When to offer direct user switching
- Shared-device scenarios: family tablets, living-room streaming devices, point-of-sale terminals.
- Multi-role users: administrators who also act as regular users, customer-support agents managing customer sessions, or social media managers handling multiple brands.
- Frequent account switching: users with separate personal and work accounts or multiple service accounts.
Core UX patterns
-
Profile picker (explicit switcher)
- Description: A visible menu or grid showing available profiles/accounts with avatars and names. Tap or click to switch instantly.
- Best for: Devices with a small, fixed set of users (smart TVs, family tablets).
- Design tips: show clear avatars, last-active timestamps, and a “Manage accounts” link. Use immediate visual feedback during the switch (loading state) and confirm only when switching causes loss of unsaved work.
-
Fast account toggle (inline quick-switch)
- Description: A compact control (toggle or dropdown) near the top-right of the UI for power users to jump between accounts.

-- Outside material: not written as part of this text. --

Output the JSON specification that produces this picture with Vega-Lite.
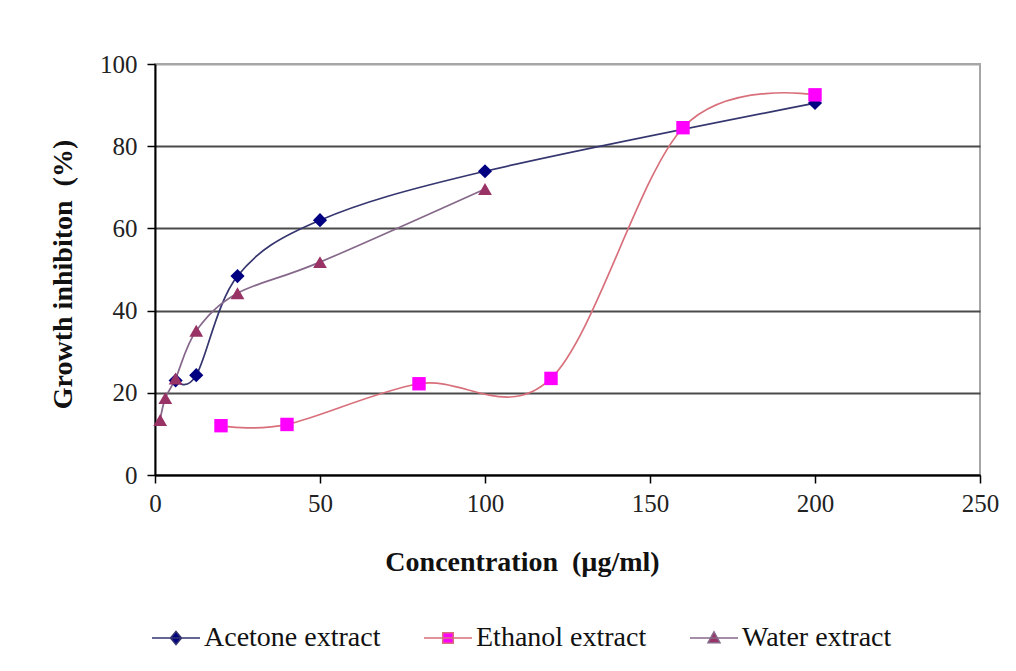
{
  "$schema": "https://vega.github.io/schema/vega-lite/v6.json",
  "width": 825,
  "height": 411,
  "autosize": {"type": "none"},
  "padding": {"left": 155, "top": 64, "right": 36, "bottom": 196},
  "background": "white",
  "config": {
    "view": {"stroke": "#a6a6a6", "strokeWidth": 2},
    "font": "Liberation Serif"
  },
  "data": {
    "values": [
      {"series": "Acetone extract", "conc": 6.25, "inhibition": 23.0},
      {"series": "Acetone extract", "conc": 12.5, "inhibition": 24.3},
      {"series": "Acetone extract", "conc": 25, "inhibition": 48.4},
      {"series": "Acetone extract", "conc": 50, "inhibition": 62.0},
      {"series": "Acetone extract", "conc": 100, "inhibition": 73.9},
      {"series": "Acetone extract", "conc": 200, "inhibition": 90.5},
      {"series": "Ethanol extract", "conc": 20, "inhibition": 12.0},
      {"series": "Ethanol extract", "conc": 40, "inhibition": 12.3},
      {"series": "Ethanol extract", "conc": 80, "inhibition": 22.2},
      {"series": "Ethanol extract", "conc": 120, "inhibition": 23.5},
      {"series": "Ethanol extract", "conc": 160, "inhibition": 84.5},
      {"series": "Ethanol extract", "conc": 200, "inhibition": 92.5},
      {"series": "Water extract", "conc": 1.5625, "inhibition": 13.4},
      {"series": "Water extract", "conc": 3.125, "inhibition": 18.7},
      {"series": "Water extract", "conc": 6.25, "inhibition": 23.5},
      {"series": "Water extract", "conc": 12.5, "inhibition": 35.1},
      {"series": "Water extract", "conc": 25, "inhibition": 44.2},
      {"series": "Water extract", "conc": 50, "inhibition": 51.8},
      {"series": "Water extract", "conc": 100, "inhibition": 69.6}
    ]
  },
  "encoding": {
    "x": {
      "field": "conc",
      "type": "quantitative",
      "scale": {"domain": [0, 250], "nice": false, "zero": false},
      "axis": {
        "title": "Concentration\u00a0 (µg/ml)",
        "values": [0, 50, 100, 150, 200, 250],
        "grid": false,
        "domainColor": "#000000",
        "domainWidth": 2,
        "tickColor": "#000000",
        "tickWidth": 1.5,
        "tickSize": 8,
        "labelFontSize": 25,
        "labelColor": "#222222",
        "labelPadding": 8,
        "labelFlush": false,
        "labelFont": "Liberation Serif",
        "titleFont": "Liberation Serif",
        "titleFontSize": 28,
        "titleFontWeight": "bold",
        "titleColor": "#111111",
        "titlePadding": 32,
        "titleX": 367
      }
    },
    "y": {
      "field": "inhibition",
      "type": "quantitative",
      "scale": {"domain": [0, 100], "nice": false},
      "axis": {
        "title": "Growth inhibiton\u00a0 (%)",
        "values": [0, 20, 40, 60, 80, 100],
        "grid": true,
        "gridColor": {"condition": {"test": "datum.value == 100", "value": "#a6a6a6"}, "value": "#4a4a4a"},
        "gridWidth": 2,
        "domainColor": "#000000",
        "domainWidth": 2,
        "tickColor": "#000000",
        "tickWidth": 1.5,
        "tickSize": 8,
        "labelFontSize": 25,
        "labelColor": "#222222",
        "labelPadding": 10,
        "labelFont": "Liberation Serif",
        "titleFont": "Liberation Serif",
        "titleFontSize": 28,
        "titleFontWeight": "bold",
        "titleColor": "#111111",
        "titlePadding": 22,
        "titleY": 210
      }
    }
  },
  "layer": [
    {
      "mark": {"type": "line", "interpolate": "cardinal", "strokeWidth": 1.7},
      "encoding": {
        "color": {
          "field": "series",
          "type": "nominal",
          "scale": {
            "domain": ["Water extract", "Ethanol extract", "Acetone extract"],
            "range": ["#86688a", "#d8707c", "#35356f"]
          },
          "legend": null
        }
      }
    },
    {
      "transform": [{"filter": "datum.series == 'Acetone extract'"}],
      "mark": {"type": "point", "shape": "diamond", "filled": true, "opacity": 1, "size": 200},
      "encoding": {
        "fill": {
          "field": "series",
          "type": "nominal",
          "scale": {
            "domain": ["Acetone extract", "Ethanol extract", "Water extract"],
            "range": ["#000080", "#ff00ff", "#993366"]
          }
        }
      }
    },
    {
      "transform": [{"filter": "datum.series == 'Ethanol extract'"}],
      "mark": {"type": "point", "shape": "square", "filled": true, "opacity": 1, "size": 180},
      "encoding": {
        "fill": {"field": "series", "type": "nominal"}
      }
    },
    {
      "transform": [{"filter": "datum.series == 'Water extract'"}],
      "mark": {"type": "point", "shape": "triangle-up", "filled": true, "opacity": 1, "size": 190},
      "encoding": {
        "fill": {"field": "series", "type": "nominal"}
      }
    },
    {
      "transform": [{"filter": "datum.conc < 0"}],
      "mark": {"type": "point", "filled": false, "opacity": 1, "strokeWidth": 1.5},
      "encoding": {
        "fill": {"field": "series", "type": "nominal"},
        "stroke": {
          "field": "series",
          "type": "nominal",
          "scale": {
            "domain": ["Acetone extract", "Ethanol extract", "Water extract"],
            "range": ["#35356f", "#d8707c", "#86688a"]
          }
        },
        "shape": {
          "field": "series",
          "type": "nominal",
          "scale": {
            "domain": ["Acetone extract", "Ethanol extract", "Water extract"],
            "range": [
              "M-1,0H1M0,-0.27L0.23,0L0,0.27L-0.23,0Z",
              "M-1,0H1M-0.22,-0.22H0.22V0.22H-0.22Z",
              "M-1,0H1M0,-0.26L0.25,0.2H-0.25Z"
            ]
          },
          "legend": {
            "title": null,
            "orient": "none",
            "legendX": -4,
            "legendY": 549,
            "direction": "horizontal",
            "labelFontSize": 28,
            "labelFont": "Liberation Serif",
            "labelColor": "#111111",
            "labelLimit": 0,
            "symbolSize": 2304,
            "labelOffset": 3,
            "columnPadding": 40,
            "symbolStrokeWidth": 1.5
          }
        }
      }
    }
  ]
}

- Best for: Productivity apps and dashboards where users frequently move between accounts.
- Design tips: expose keyboard shortcuts, show recent accounts first, and allow pinning favorites.
-
Impersonation / “Act as” mode (temporary role switch)
- Description: One user temporarily acts as another (e.g., admin impersonates a user for troubleshooting). The system records and visually marks the impersonation.

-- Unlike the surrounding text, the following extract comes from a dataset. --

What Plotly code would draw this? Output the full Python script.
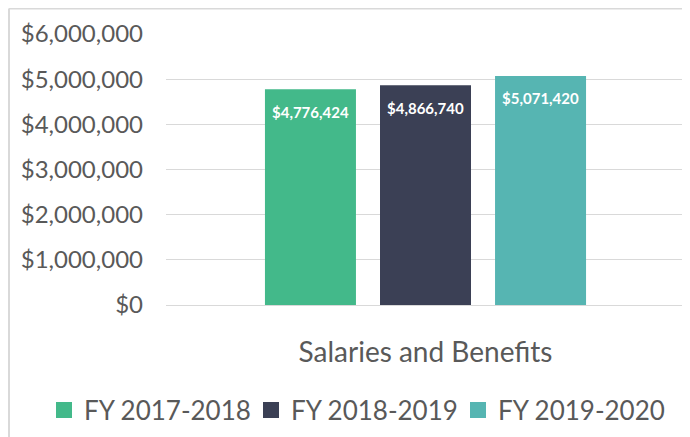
import plotly.graph_objects as go

category = ["Salaries and Benefits"]
series_names = ["FY 2017-2018", "FY 2018-2019", "FY 2019-2020"]
series_values = [[4776424], [4866740], [5071420]]
colors = ["#43B98A", "#3B4055", "#56B5B2"]
y_ticks = [0, 1000000, 2000000, 3000000, 4000000, 5000000, 6000000]
y_tick_labels = ["$0", "$1,000,000", "$2,000,000", "$3,000,000", "$4,000,000", "$5,000,000", "$6,000,000"]

FONT = "Lato"
GRAY = "#595959"

fig = go.Figure()
for name, vals, col in zip(series_names, series_values, colors):
    fig.add_trace(go.Bar(
        x=category, y=vals, name=name, showlegend=False,
        marker=dict(color=col, line=dict(width=0)),
        texttemplate="&nbsp;<br><span style='font-size:15px'>%{y:$,.0f}</span>",
        textposition="inside", insidetextanchor="end",
        textfont=dict(family=FONT, size=11, color="white", weight="bold"),
        textangle=0,
        hoverinfo="skip",
    ))
# legend-only entries with larger square swatches
for name, col in zip(series_names, colors):
    fig.add_trace(go.Scatter(
        x=[None], y=[None], name=name, mode="markers",
        marker=dict(symbol="square", size=16, color=col),
        hoverinfo="skip",
    ))

# the page body has an 8px margin, so the figure sits 8px right/down in the window
W, H = 682, 429
L, R, T, B = 158, 5, 26, 132
pw = W - L - R
ph = H - T - B

def px_to_paper_x(px):
    return (px - L) / pw

def px_to_paper_y(py):
    return (H - B - py) / ph

fig.update_layout(
    width=W, height=H,
    margin=dict(l=L, r=R, t=T, b=B, autoexpand=False),
    paper_bgcolor="white", plot_bgcolor="white",
    barmode="group", bargap=0.335, bargroupgap=0.209,
    font=dict(family=FONT, color=GRAY),
    showlegend=True,
    legend=dict(
        orientation="h", xref="paper", x=px_to_paper_x(36), xanchor="left",
        yref="paper", y=px_to_paper_y(402), yanchor="middle",
        font=dict(family=FONT, size=26, color=GRAY),
        itemsizing="trace", traceorder="normal", entrywidth=162,
    ),
    xaxis=dict(
        showgrid=False, showline=False, zeroline=False,
        tickfont=dict(family=FONT, size=28, color=GRAY),
        ticks="", ticklabelstandoff=28,
    ),
    yaxis=dict(
        range=[0, 6000000], tickvals=y_ticks, ticktext=y_tick_labels,
        showgrid=True, gridcolor="#D9D9D9", gridwidth=1,
        zeroline=True, zerolinecolor="#D9D9D9", zerolinewidth=1,
        showline=False, ticks="", ticklabelstandoff=22,
        tickfont=dict(family=FONT, size=24, color=GRAY),
    ),
    shapes=[
        dict(type="line", xref="paper", yref="paper",
             x0=px_to_paper_x(1), x1=px_to_paper_x(W + 2), y0=px_to_paper_y(0.5), y1=px_to_paper_y(0.5),
             line=dict(color="#D9D9D9", width=2)),
        dict(type="line", xref="paper", yref="paper",
             x0=px_to_paper_x(1), x1=px_to_paper_x(1), y0=px_to_paper_y(0.5), y1=px_to_paper_y(H + 2),
             line=dict(color="#D9D9D9", width=2)),
    ],
)

fig.write_html("out.html")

- Best for: Support and admin workflows.
- Design tips: show persistent, hard-to-miss banners indicating the current acting identity, require explicit exit, and log actions for audit.
-
Shared session with quick sign-in (fast credential swap)
- Description: A lightweight re-auth screen (PIN, biometrics, or quick passcode) to switch accounts without full sign-in.

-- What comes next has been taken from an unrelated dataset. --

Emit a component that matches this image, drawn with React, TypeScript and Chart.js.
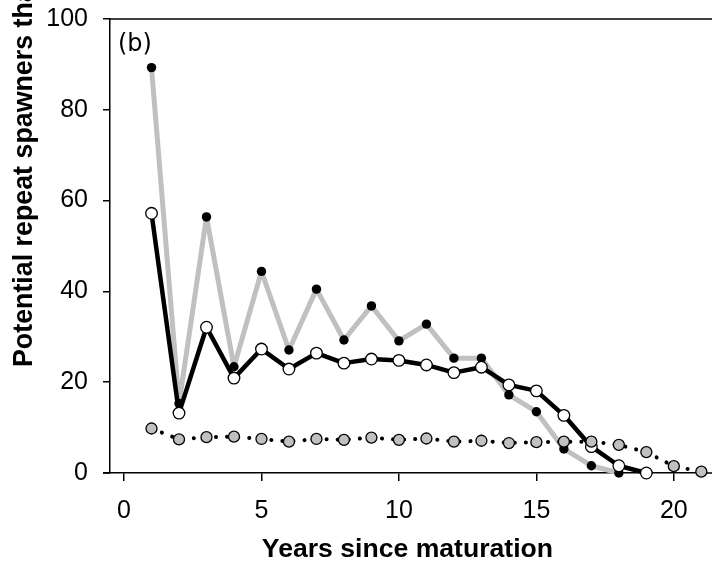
import React, { useEffect, useRef } from "react";
import { Chart, registerables } from "chart.js";

Chart.register(...registerables);

// ---- data ----
const yearsA = [1, 2, 3, 4, 5, 6, 7, 8, 9, 10, 11, 12, 13, 14, 15, 16, 17, 18];
const seriesA = [89.3, 15.3, 56.4, 23.4, 44.4, 27.1, 40.5, 29.3, 36.8, 29.1, 32.8, 25.3, 25.3, 17.2, 13.5, 5.3, 1.6, 0];

const yearsB = [1, 2, 3, 4, 5, 6, 7, 8, 9, 10, 11, 12, 13, 14, 15, 16, 17, 18, 19];
const seriesB = [57.2, 13.2, 32.1, 20.9, 27.3, 22.9, 26.4, 24.2, 25.1, 24.8, 23.8, 22.1, 23.3, 19.4, 18.1, 12.7, 5.8, 1.6, 0];

const yearsC = [1, 2, 3, 4, 5, 6, 7, 8, 9, 10, 11, 12, 13, 14, 15, 16, 17, 18, 19, 20, 21];
const seriesC = [9.8, 7.4, 7.9, 8.0, 7.5, 6.9, 7.5, 7.3, 7.8, 7.3, 7.6, 6.9, 7.1, 6.6, 6.8, 6.9, 6.9, 6.2, 4.6, 1.5, 0.3];

const xTicks = [0, 5, 10, 15, 20];
const yTicks = [0, 20, 40, 60, 80, 100];

const xTitle = "Years since maturation";
const yTitle = "Potential repeat spawners that survive (%)";
const panelLabel = "(b)";

const FONT = "'Liberation Sans', Arial, sans-serif";
const GRAY = "#c0c0c0";

const toPoints = (xs: number[], ys: number[]) => xs.map((x, i) => ({ x, y: ys[i] }));

const decorPlugin = {
  id: "decor",
  beforeDatasetsDraw(chart: any) {
    const { ctx, chartArea } = chart;
    ctx.save();
    ctx.strokeStyle = "#000";
    ctx.lineWidth = 1.5;
    ctx.beginPath();
    ctx.moveTo(chartArea.left - 1, chartArea.top);
    ctx.lineTo(chart.width, chartArea.top);
    ctx.moveTo(chartArea.left - 7, chartArea.bottom);
    ctx.lineTo(chartArea.left, chartArea.bottom);
    ctx.moveTo(chartArea.right - 1, chartArea.bottom);
    ctx.lineTo(chart.width, chartArea.bottom);
    ctx.stroke();
    ctx.restore();
  },
  afterDraw(chart: any) {
    const { ctx, chartArea } = chart;
    ctx.save();
    ctx.fillStyle = "#000";
    ctx.font = `bold 26.8px ${FONT}`;
    ctx.textAlign = "left";
    ctx.textBaseline = "alphabetic";
    ctx.translate(31.5, 367);
    ctx.rotate(-Math.PI / 2);
    ctx.fillText(yTitle, 0, 0);
    ctx.restore();

    ctx.save();
    ctx.fillStyle = "#000";
    ctx.font = `24px 'DejaVu Sans', sans-serif`;
    ctx.textAlign = "left";
    ctx.textBaseline = "alphabetic";
    ctx.fillText(panelLabel, chartArea.left + 8, chartArea.top + 32);
    ctx.restore();
  },
};

export default function App() {
  const canvasRef = useRef<HTMLCanvasElement | null>(null);

  useEffect(() => {
    const canvas = canvasRef.current;
    if (!canvas) return;
    const chart = new Chart(canvas, {
      type: "line",
      data: {
        datasets: [
          {
            label: "C",
            data: toPoints(yearsC, seriesC),
            order: 0,
            borderColor: "#000",
            borderWidth: 4,
            borderDash: [0.1, 11],
            borderCapStyle: "round",
            pointRadius: 5.5,
            pointBackgroundColor: GRAY,
            pointBorderColor: "#000",
            pointBorderWidth: 1.3,
            clip: false,
            tension: 0,
          },
          {
            label: "B",
            data: toPoints(yearsB, seriesB),
            order: 1,
            borderColor: "#000",
            borderWidth: 4.5,
            borderJoinStyle: "round",
            pointRadius: 5.8,
            pointBackgroundColor: "#fff",
            pointBorderColor: "#000",
            pointBorderWidth: 1.3,
            clip: false,
            tension: 0,
          },
          {
            label: "A",
            data: toPoints(yearsA, seriesA),
            order: 2,
            borderColor: GRAY,
            borderWidth: 5,
            borderJoinStyle: "round",
            pointRadius: 4.7,
            pointBackgroundColor: "#000",
            pointBorderColor: "#000",
            pointBorderWidth: 0,
            clip: false,
            tension: 0,
          },
        ],
      } as any,
      options: {
        responsive: false,
        animation: false,
        devicePixelRatio: 1,
        events: [],
        layout: { padding: { top: 19, left: 0, right: 0, bottom: 0 } },
        plugins: {
          legend: { display: false },
          tooltip: { enabled: false },
        },
        scales: {
          x: {
            type: "linear",
            min: -0.51,
            max: 21.13,
            afterBuildTicks: (s: any) => {
              s.ticks = xTicks.map((v) => ({ value: v }));
            },
            afterFit: (s: any) => {
              s.height = 93;
              s.paddingLeft = 0;
              s.paddingRight = 0;
              s.paddingTop = 0;
              s.paddingBottom = 0;
            },
            grid: {
              display: true,
              drawOnChartArea: false,
              drawTicks: true,
              tickLength: 8,
              color: "#000",
              lineWidth: 1.5,
            },
            border: { display: true, color: "#000", width: 1.5 },
            ticks: {
              color: "#000",
              font: { family: FONT, size: 25 },
              padding: 15,
              maxRotation: 0,
              autoSkip: false,
            },
            title: {
              display: true,
              text: xTitle,
              color: "#000",
              font: { family: FONT, size: 26.6, weight: "bold", lineHeight: 1.2 },
              padding: 0,
            },
          },
          y: {
            type: "linear",
            min: 0,
            max: 100,
            afterBuildTicks: (s: any) => {
              s.ticks = yTicks.map((v) => ({ value: v }));
            },
            afterFit: (s: any) => {
              s.width = 110;
              s.paddingLeft = 0;
              s.paddingRight = 0;
              s.paddingTop = 0;
              s.paddingBottom = 0;
            },
            grid: {
              display: true,
              drawOnChartArea: false,
              drawTicks: true,
              tickLength: 7,
              color: "#000",
              lineWidth: 1.5,
            },
            border: { display: true, color: "#000", width: 1.5 },
            ticks: {
              color: "#000",
              font: { family: FONT, size: 25 },
              padding: 15,
              autoSkip: false,
            },
          },
        },
      } as any,
      plugins: [decorPlugin],
    });
    return () => chart.destroy();
  }, []);

  return (
    <div style={{ position: "fixed", left: 0, top: 0, width: 712, height: 566, background: "#fff" }}>
      <canvas ref={canvasRef} width={712} height={566} style={{ display: "block", width: 712, height: 566 }} />
    </div>
  );
}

- Best for: Devices with biometrics or short PIN workflows (mobile apps, kiosks).
- Design tips: keep timeouts short, require stronger auth for sensitive actions, and offer “switch back” convenience.
-
Multi-profile simultaneous sessions (side-by-side)
- Description: Multiple profiles active at once (split-screen or tabs), enabling concurrent use without toggling.
- Best for: Power users and desktop apps where context switching is costly.
- Design tips: clearly label which profile owns which UI region, limit cross-profile actions, and manage resource contention.
Key UX considerations
- Visibility: The switcher should be easy to find but not intrusive. Use consistent placement across screens.
- Feedback & state: Animate transitions, show progress, and display the active identity prominently to avoid confusion.
- Persistence: Remember the last-used account per device or per task context when sensible.
- Error handling: Gracefully handle failed switches (network, auth) with clear recovery steps.
- Security: Require re-auth for sensitive operations after switching, and offer session timeouts.
- Privacy: Avoid leaking private data from one profile into another; clear cached or ephemeral state on switch when needed.
Common pitfalls and how to avoid them
-
Pitfall: Hidden switcher controls
Fix: Make switching discoverable—use avatars or labels, not only buried menus.
-
Pitfall: Silent impersonation or role changes
Fix: Always show an unmistakable banner when acting as someone else and require an explicit “exit” action.
-
Pitfall: Loss of unsaved work on switch
Fix: Detect unsaved changes, prompt to save or discard, and support restoring work when switching back.
-
Pitfall: Overly frequent auth prompts
Fix: Balance convenience and security—use device-level biometrics for quick swaps, but require full auth for critical actions.
-
Pitfall: Confusing simultaneous sessions
Fix: Design strong visual boundaries and prevent accidental cross-profile actions (e.g., posting from the wrong account).
-
Pitfall: No audit trail for admin actions
Fix: Log impersonation and admin actions with timestamps and actor identity.
Accessibility and internationalization
- Keyboard navigation: ensure switchers and menus are fully operable via keyboard and announce focus correctly.
- Screen readers: expose clear labels and role changes; announce active account changes.
- Localization: adapt avatar text, name order, and time formats; allow RTL layouts.
Metrics to track success
- Switch frequency: how often users switch—high frequency may justify faster workflows.
- Time-to-switch: seconds between initiating and completing a switch.
- Error rate: failed switches, auth failures, or accidental posts under wrong account.
- Support tickets: incidents related to account confusion or data leakage.
Implementation checklist
- Add visible profile affordance (avatar/name).
- Provide clear visual state for active identity.
- Implement unsaved-work safeguards and explicit confirmations for destructive switches.
- Require re-auth for sensitive actions and log impersonation.
- Test with keyboard, screen reader, and international locales.
- Instrument metrics: switch frequency, time-to-switch, errors, and support volume.
Direct user switching can greatly improve multi-account workflows when designed clearly and securely. Choose the pattern that matches your user needs, surface strong visual cues for identity, and build safeguards for privacy, security, and recovery to avoid common pitfalls.